= DATA LISTING =
--

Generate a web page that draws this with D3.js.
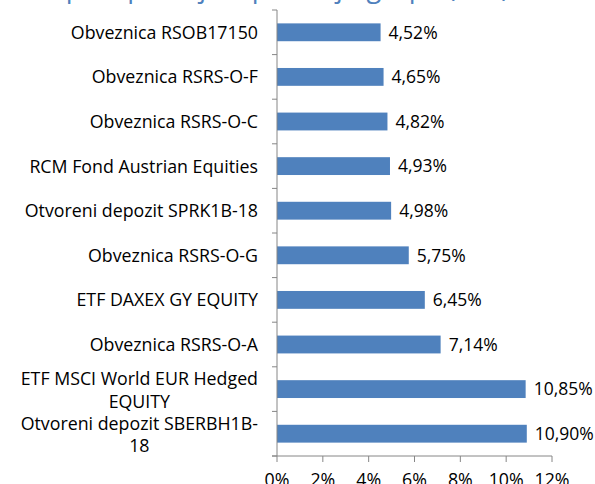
<!DOCTYPE html>
<html>
<head>
<meta charset="utf-8">
<script src="https://cdn.jsdelivr.net/npm/d3@7"></script>
<style>
  html, body { margin: 0; padding: 0; background: #fff; }
  svg { display: block; font-family: "Open Sans", sans-serif; }
</style>
</head>
<body>
<div id="chart"></div>
<script>
// kategorije odozgo prema dolje
const categories = [
    'Obveznica RSOB17150',
    'Obveznica RSRS-O-F',
    'Obveznica RSRS-O-C',
    'RCM Fond Austrian Equities',
    'Otvoreni depozit SPRK1B-18',
    'Obveznica RSRS-O-G',
    'ETF DAXEX GY EQUITY',
    'Obveznica RSRS-O-A',
    'ETF MSCI World EUR Hedged EQUITY',
    'Otvoreni depozit SBERBH1B-18'
];
// prijelom dugih naziva kao u originalu
const labelLines = [
    ['Obveznica RSOB17150'],
    ['Obveznica RSRS-O-F'],
    ['Obveznica RSRS-O-C'],
    ['RCM Fond Austrian Equities'],
    ['Otvoreni depozit SPRK1B-18'],
    ['Obveznica RSRS-O-G'],
    ['ETF DAXEX GY EQUITY'],
    ['Obveznica RSRS-O-A'],
    ['ETF MSCI World EUR Hedged', 'EQUITY'],
    ['Otvoreni depozit SBERBH1B-', '18']
];
const values = [4.52, 4.65, 4.82, 4.93, 4.98, 5.75, 6.45, 7.14, 10.85, 10.90];
const xTicks = [0, 2, 4, 6, 8, 10, 12];
const title = 'Top 10 pozicija u portfelju grupe (u %)';

const width = 595, height = 484;
const BAR_COLOR = '#4F81BD';
const AXIS_COLOR = '#868686';
const FONT = '17.8px';

const svg = d3.select('#chart').append('svg')
    .attr('width', width)
    .attr('height', height);

// naslov je odrezan na vrhu slike
svg.append('text')
    .attr('x', 272)
    .attr('y', -3)
    .attr('text-anchor', 'middle')
    .attr('fill', '#4F81BD')
    .attr('font-size', '27px')
    .text(title);

const x = d3.scaleLinear().domain([0, 12]).range([277, 552]);
const y = d3.scaleBand().domain(categories).range([10, 456])
    .paddingInner(0.6).paddingOuter(0.3);

const data = categories.map((c, i) => ({ cat: c, value: values[i], lines: labelLines[i] }));

// stupci
svg.append('g')
    .selectAll('rect')
    .data(data)
    .enter()
    .append('rect')
    .attr('x', x(0))
    .attr('y', d => y(d.cat))
    .attr('width', d => x(d.value) - x(0))
    .attr('height', y.bandwidth())
    .attr('fill', BAR_COLOR);

// vrijednosti
svg.append('g')
    .selectAll('text')
    .data(data)
    .enter()
    .append('text')
    .attr('x', d => x(d.value) + 8)
    .attr('y', d => y(d.cat) + y.bandwidth() / 2)
    .attr('dy', '0.36em')
    .attr('font-size', '17.5px')
    .attr('fill', '#000')
    .text(d => d.value.toFixed(2).replace('.', ',') + '%');

// y os
const yAxis = svg.append('g');
yAxis.append('line')
    .attr('x1', x(0)).attr('x2', x(0))
    .attr('y1', y.range()[0]).attr('y2', y.range()[1])
    .attr('stroke', AXIS_COLOR);
const step = y.step();
const boundaries = d3.range(categories.length + 1).map(i => y.range()[0] + i * step);
yAxis.selectAll('.tick')
    .data(boundaries)
    .enter()
    .append('line')
    .attr('x1', x(0) - 5).attr('x2', x(0))
    .attr('y1', d => d).attr('y2', d => d)
    .attr('stroke', AXIS_COLOR);

// nazivi kategorija: blok poravnat desno, linije centrirane unutar bloka
const labelBoxRight = 258;
const lbl = svg.append('g')
    .selectAll('text')
    .data(data)
    .enter()
    .append('text')
    .attr('font-size', FONT)
    .attr('fill', '#000')
    .attr('text-anchor', 'middle');

lbl.each(function(d) {
    const t = d3.select(this);
    const lineH = 22.5;
    const cy = y(d.cat) + y.bandwidth() / 2 + (d.lines.length - 1);
    const y0 = cy - (d.lines.length - 1) * lineH / 2;
    const spans = d.lines.map((ln, k) =>
        t.append('tspan').attr('x', 0).attr('y', y0 + k * lineH).attr('dy', '0.36em').text(ln));
    const w = d3.max(spans, s => s.node().getComputedTextLength());
    spans.forEach(s => s.attr('x', labelBoxRight - w / 2));
});

// x os
const xAxis = svg.append('g');
xAxis.append('line')
    .attr('x1', x(0) - 5).attr('x2', x(12))
    .attr('y1', y.range()[1]).attr('y2', y.range()[1])
    .attr('stroke', AXIS_COLOR);
xAxis.selectAll('.tick')
    .data(xTicks)
    .enter()
    .append('line')
    .attr('x1', d => x(d)).attr('x2', d => x(d))
    .attr('y1', y.range()[1]).attr('y2', y.range()[1] + 6)
    .attr('stroke', AXIS_COLOR);
xAxis.selectAll('text')
    .data(xTicks)
    .enter()
    .append('text')
    .attr('x', d => x(d))
    .attr('y', 486)
    .attr('text-anchor', 'middle')
    .attr('font-size', FONT)
    .attr('fill', '#000')
    .text(d => d + '%');
</script>
</body>
</html>
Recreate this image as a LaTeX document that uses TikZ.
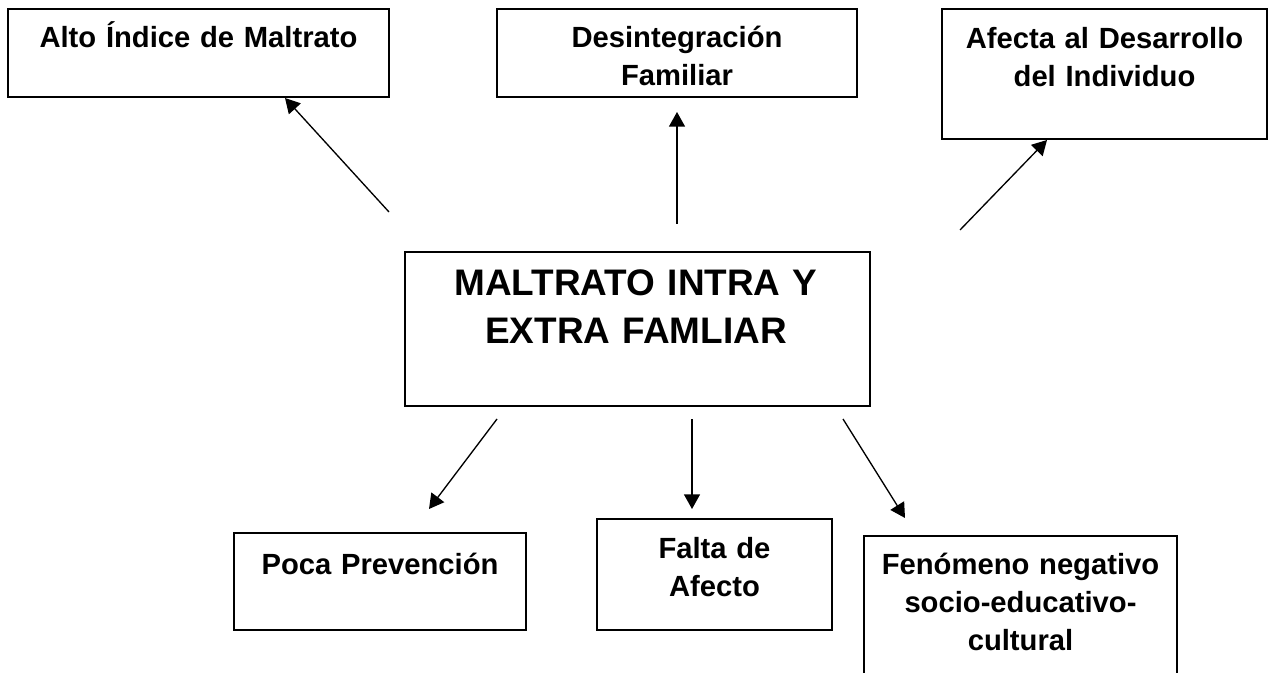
\documentclass[tikz,border=0pt]{standalone}
\usepackage{fontspec}
\setmainfont{Liberation Sans}
\usetikzlibrary{arrows.meta,fit}
\tikzset{
  box/.style={draw=black, line width=1.4pt, inner sep=0pt, fill=none},
  txt/.style={inner sep=0pt, anchor=base, align=center, text width=330pt,
    font=\fontsize{21.9pt}{28.5pt}\selectfont\bfseries},
  bigtxt/.style={inner sep=0pt, anchor=base, align=center, text width=330pt,
    font=\fontsize{27.7pt}{36pt}\selectfont\bfseries},
  arr/.style={line width=1pt, -{Triangle[length=11pt,width=12pt]}}
}
\begin{document}
\begin{tikzpicture}[x=0.75pt,y=-0.75pt]
\clip (0,0) rectangle (1274,673);
\fill[white] (0,0) rectangle (1274,673);
% boxes
\node[box, fit={(8,9) (389,97)}] (b1) {};
\node[box, fit={(497,9) (857,97)}] (b2) {};
\node[box, fit={(942,9) (1267,139)}] (b3) {};
\node[box, fit={(405,252) (870,406)}] (main) {};
\node[box, fit={(234,533) (526,630)}] (b4) {};
\node[box, fit={(597,519) (832,630)}] (b5) {};
\node[box, fit={(864,536) (1177,720)}] (b6) {};
% texts
\node[txt] (t1) at (198.5,48) {Alto Índice de Maltrato};
\node[txt] (t2) at (677,48) {Desintegración\\Familiar};
\node[txt] (t3) at (1104.5,49) {Afecta al Desarrollo\\del Individuo};
\node[bigtxt] (tm) at (636,296) {MALTRATO INTRA Y\\EXTRA FAMLIAR};
\node[txt] (t4) at (380,574) {Poca Prevención};
\node[txt] (t5) at (714.5,558) {Falta de\\Afecto};
\node[txt] (t6) at (1020.5,574) {Fenómeno negativo\\socio-educativo-\\cultural};
% arrow endpoints
\coordinate (a1s) at (389,212); \coordinate (a1e) at (285,98);
\coordinate (a2s) at (677,224); \coordinate (a2e) at (677,112);
\coordinate (a3s) at (960,230); \coordinate (a3e) at (1047,140);
\coordinate (a4s) at (497,419); \coordinate (a4e) at (429,509);
\coordinate (a5s) at (692,419); \coordinate (a5e) at (692,509);
\coordinate (a6s) at (843,419); \coordinate (a6e) at (905,518);
\draw[arr] (a1s) -- (a1e);
\draw[arr] (a2s) -- (a2e);
\draw[arr] (a3s) -- (a3e);
\draw[arr] (a4s) -- (a4e);
\draw[arr] (a5s) -- (a5e);
\draw[arr] (a6s) -- (a6e);
\end{tikzpicture}
\end{document}
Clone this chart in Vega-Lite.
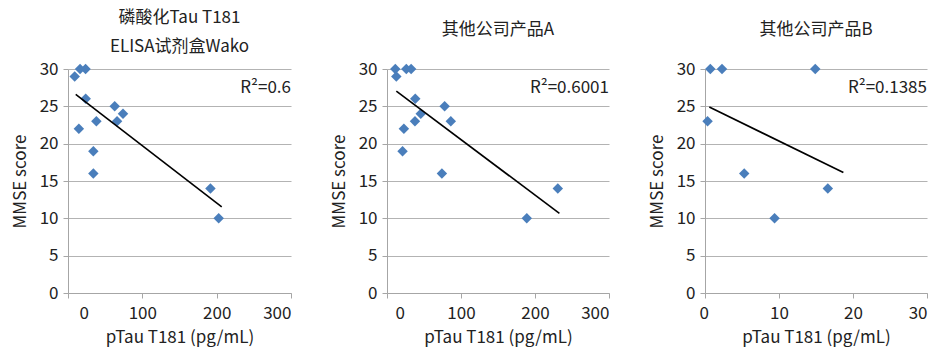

--

= STATED EXERCISE =
Pull out every line of the entries that includes the word "this".

= TASK RESULT =
Generate a web page that draws this with D3.js.
    const t = d3.select(this);
Recreate this image as a LaTeX document that uses TikZ.
Clone this chart in Vega-Lite.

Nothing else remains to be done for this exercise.